# Supplied information
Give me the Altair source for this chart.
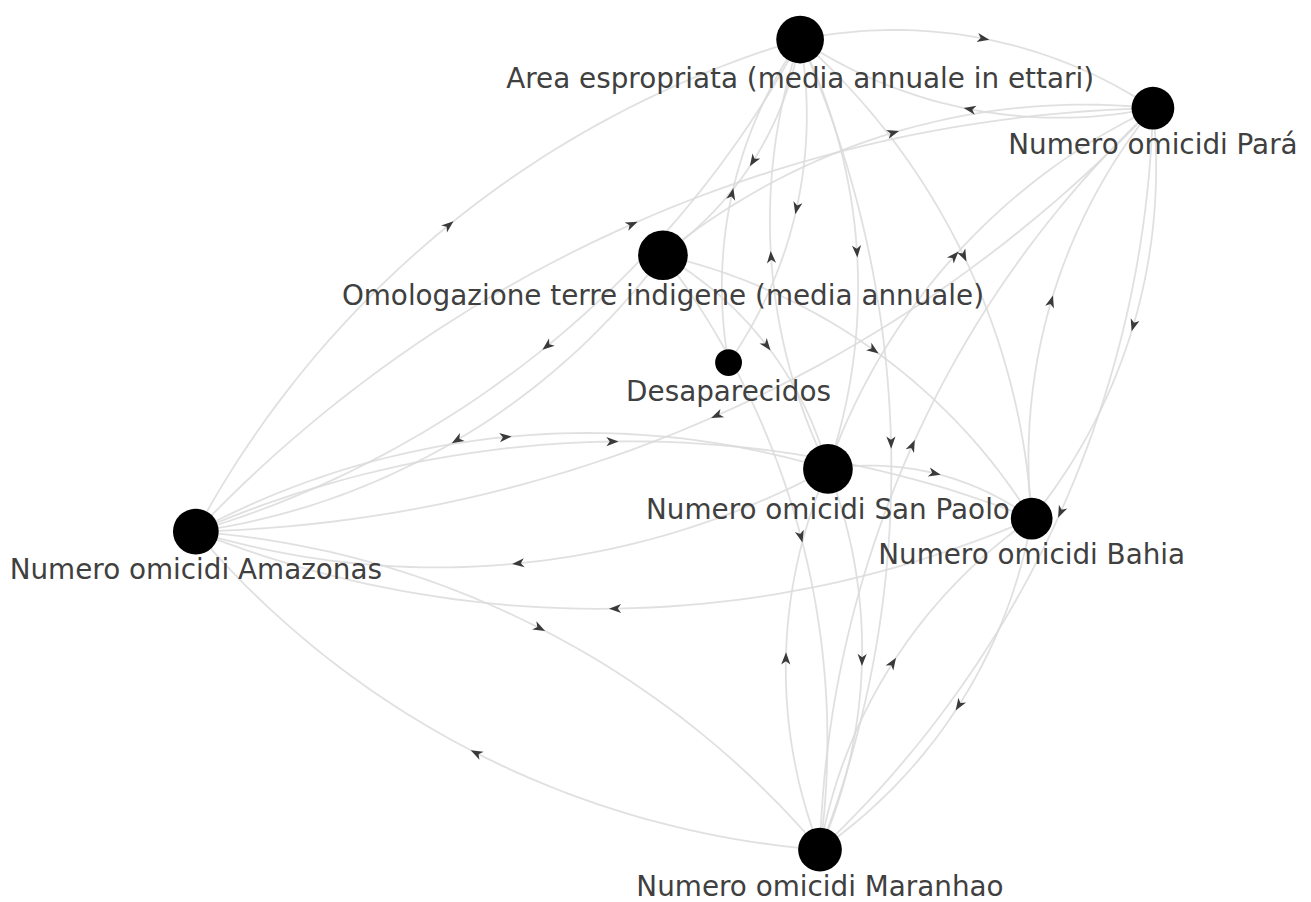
import math
import altair as alt
import pandas as pd

# ---- nodes (layout positions in page pixels) ----
node_id = ["A", "P", "O", "D", "S", "B", "Z", "M"]
node_label = [
    "Area espropriata (media annuale in ettari)",
    "Numero omicidi Pará",
    "Omologazione terre indigene (media annuale)",
    "Desaparecidos",
    "Numero omicidi San Paolo",
    "Numero omicidi Bahia",
    "Numero omicidi Amazonas",
    "Numero omicidi Maranhao",
]
node_x = [805, 1160, 667, 733, 833, 1038, 197, 825]
node_y = [37, 106, 254, 362, 469, 519, 532, 852]
node_r = [24, 21.5, 25, 13.5, 25, 21, 23, 22]

# ---- directed edges ----
edge_source = ["A", "P", "O", "A", "D", "A", "A", "S", "S", "A", "Z", "Z", "A",
               "O", "O", "B", "P", "P", "O", "Z", "Z", "A", "M", "S", "P", "O",
               "S", "B", "Z", "M", "S", "M", "B", "M"]
edge_target = ["P", "A", "P", "O", "A", "D", "S", "A", "P", "B", "P", "A", "Z",
               "S", "B", "P", "B", "Z", "Z", "S", "B", "M", "P", "B", "M", "M",
               "Z", "Z", "M", "S", "M", "B", "M", "Z"]

CURVE = 0.1   # arc bulge relative to chord length
N = 48

pos = {k: (x, y) for k, x, y in zip(node_id, node_x, node_y)}
line_rows, arrow_rows = [], []
for e, (s, t) in enumerate(zip(edge_source, edge_target)):
    sx, sy = pos[s]
    tx, ty = pos[t]
    dx, dy = tx - sx, ty - sy
    d = math.hypot(dx, dy)
    nx, ny = dy / d, -dx / d
    mx, my = (sx + tx) / 2, (sy + ty) / 2
    sag = CURVE * d
    R = (sag * sag + d * d / 4) / (2 * sag)
    cx, cy = mx - (R - sag) * nx, my - (R - sag) * ny
    a0 = math.atan2(sy - cy, sx - cx)
    a1 = math.atan2(ty - cy, tx - cx)
    delta = (a1 - a0 + math.pi) % (2 * math.pi) - math.pi
    for i in range(N + 1):
        a = a0 + delta * i / N
        line_rows.append({"edge": e, "i": i,
                          "x": cx + R * math.cos(a), "y": cy + R * math.sin(a)})
    arrow_rows.append({"edge": e, "x": mx + sag * nx, "y": my + sag * ny,
                       "angle": math.degrees(math.atan2(dx, -dy)) % 360})

lines = pd.DataFrame(line_rows)
arrows = pd.DataFrame(arrow_rows)
nodes = pd.DataFrame({
    "id": node_id, "label": node_label, "x": node_x, "y": node_y, "r": node_r,
})
nodes["size"] = 4 * nodes["r"] ** 2
nodes["ly"] = nodes["y"] + nodes["r"] + 25

xs = alt.Scale(domain=[8, 1311], nice=False, zero=False)
ys = alt.Scale(domain=[8, 902], nice=False, zero=False, reverse=True)
X = lambda: alt.X("x:Q", scale=xs, axis=None)

edge_layer = alt.Chart(lines).mark_line(
    color="#dadada", strokeWidth=1.8, opacity=0.85
).encode(
    x=X(), y=alt.Y("y:Q", scale=ys, axis=None),
    detail="edge:N", order="i:Q",
)

arrow_layer = alt.Chart(arrows).mark_point(
    shape="M0,-1L0.75,1L0,0.45L-0.75,1Z", filled=True, size=150,
    color="#3a3a3a", opacity=1,
).encode(
    x=X(), y=alt.Y("y:Q", scale=ys, axis=None),
    angle=alt.Angle("angle:Q", scale=None),
)

node_layer = alt.Chart(nodes).mark_circle(color="black", opacity=1).encode(
    x=X(), y=alt.Y("y:Q", scale=ys, axis=None),
    size=alt.Size("size:Q", scale=None, legend=None),
)

label_layer = alt.Chart(nodes).mark_text(
    align="center", baseline="alphabetic", font="DejaVu Sans",
    fontSize=28, color="#404040",
).encode(
    x=X(), y=alt.Y("ly:Q", scale=ys, axis=None), text="label:N",
)

chart = alt.layer(edge_layer, arrow_layer, node_layer, label_layer).properties(
    width=1303, height=894, padding=0, autosize=alt.AutoSizeParams(type="none"),
).configure_view(stroke=None)

chart.save("out.html", embed_options={"renderer": "svg", "actions": False})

# Directions
Skip every picture and return the lines above from the top through the one that contains "node_r = [24, 21.5, 25, 13.5, 25, 21, 23, 22]".

# Response to the task
Give me the Altair source for this chart.
import math
import altair as alt
import pandas as pd

# ---- nodes (layout positions in page pixels) ----
node_id = ["A", "P", "O", "D", "S", "B", "Z", "M"]
node_label = [
    "Area espropriata (media annuale in ettari)",
    "Numero omicidi Pará",
    "Omologazione terre indigene (media annuale)",
    "Desaparecidos",
    "Numero omicidi San Paolo",
    "Numero omicidi Bahia",
    "Numero omicidi Amazonas",
    "Numero omicidi Maranhao",
]
node_x = [805, 1160, 667, 733, 833, 1038, 197, 825]
node_y = [37, 106, 254, 362, 469, 519, 532, 852]
node_r = [24, 21.5, 25, 13.5, 25, 21, 23, 22]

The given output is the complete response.